Reading the title you might wonder why I would want to risk the possibility of yet another flame war between “Linux” and “GNU/Linux” proponents. The reason for this is that I am not only choosing neither side, but also because your brand name is very important.
When people talk about Ubuntu, they usually have two ways of referring to it. Most frequently people use ‘Ubuntu’, but at some places you’ll find ‘Ubuntu Linux’ very consistently. This may be a relic of the past, after all the Ubuntu 4.10 Warty Warthog release announcement has links to www.ubuntulinux.org rather than www.ubuntu.com. In this blog post I want to argue here to stop calling Ubuntu ‘Ubuntu Linux’. There are several reasons to do so.
The first, and the most important argument considering we’re trying to market a product here, is that using simply ‘Ubuntu’ makes the brand name a lot more attractive and easier on the mind. Because of the Linux in ‘Ubuntu Linux’, people will associate it with the legacy of past Linux distributions, and I think that ‘Ubuntu’ is a more attractive name on its own.

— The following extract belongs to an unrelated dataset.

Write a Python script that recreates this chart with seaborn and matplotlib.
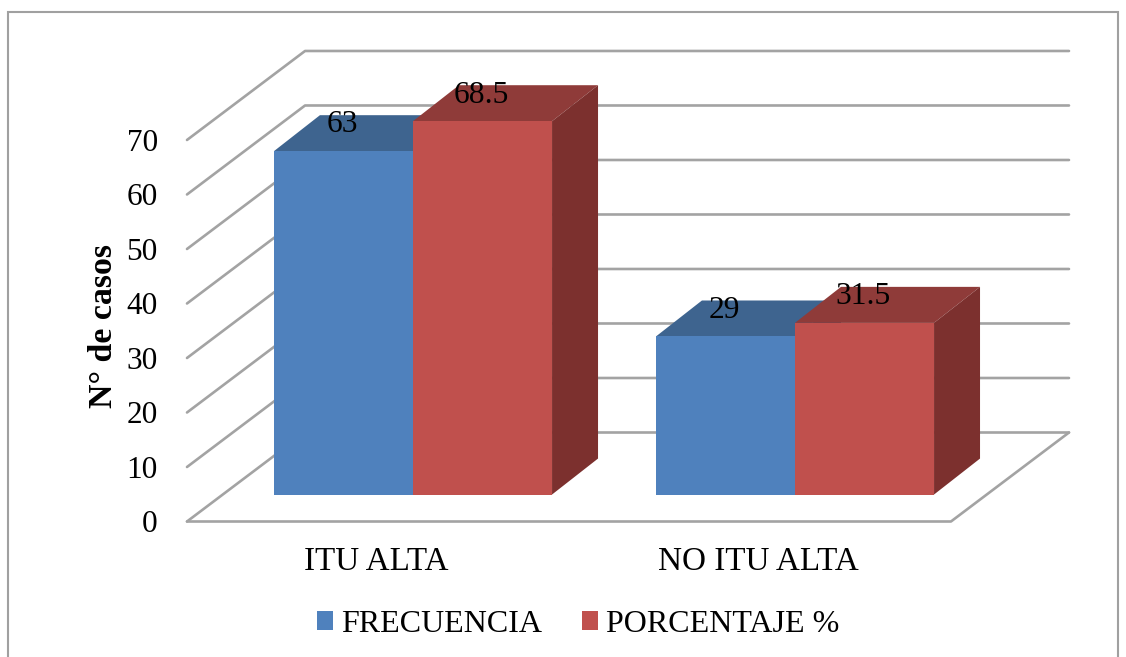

The second argument is about being sensible about attribution. Several people have said that Ubuntu should very purposely be marketed as ‘Ubuntu Linux’ to give credit to the Linux developers. Other people, who feel that GNU contributed a lot of code to the base of most operating systems using the Linux kernel, even say that we should try to promote Ubuntu using the impossible name ‘Ubuntu GNU/Linux’. However, why would we attribute GNU and Linux, but not GNOME, FreeDesktop, Mozilla, The Document Foundation, Novell, Red Hat or any of the other projects and companies that all contribute to what is ultimately integrated into one Ubuntu? Does GNU really deserve more to be in the name than GNOME? Isn’t the browser the most important tool of the desktop nowadays?
Putting either Linux or GNU and Linux in the name is not fair at all. There is no reason why those vital projects should be attributed, whereas other projects that are just as vital are not.
The third argument is practicality. Your headlines will be a lot shorter when writing ‘Ubuntu’ instead of ‘Ubuntu Linux’.
The fourth argument is conformity. If we want to bring a consistent message, we all should follow the same naming scheme. This is very important. When someone is talking about ‘Ubuntu’, and another person is discussing ‘Ubuntu Linux’, then you create confusion. “Is Ubuntu the same as Ubuntu Linux, or is it something different?” a person might wonder. Ubuntu Linux could very well be a derivative of Ubuntu! We should pull our act together and make sure we deliver a consistent message. Canonical and most people are using ‘Ubuntu’, therefore it makes sense to stick to ‘Ubuntu’.
Why write this blog post about to propagate a convention that is already dominant? The reason for this can be found in the fourth argument: ensuring consistency. Use ‘Ubuntu’, not ‘Ubuntu Linux’! When you see ‘Ubuntu Linux’ being used somewhere in a description, on a wiki page or elsewhere, fix it! Make sure the public knows we’re all talking about the same product!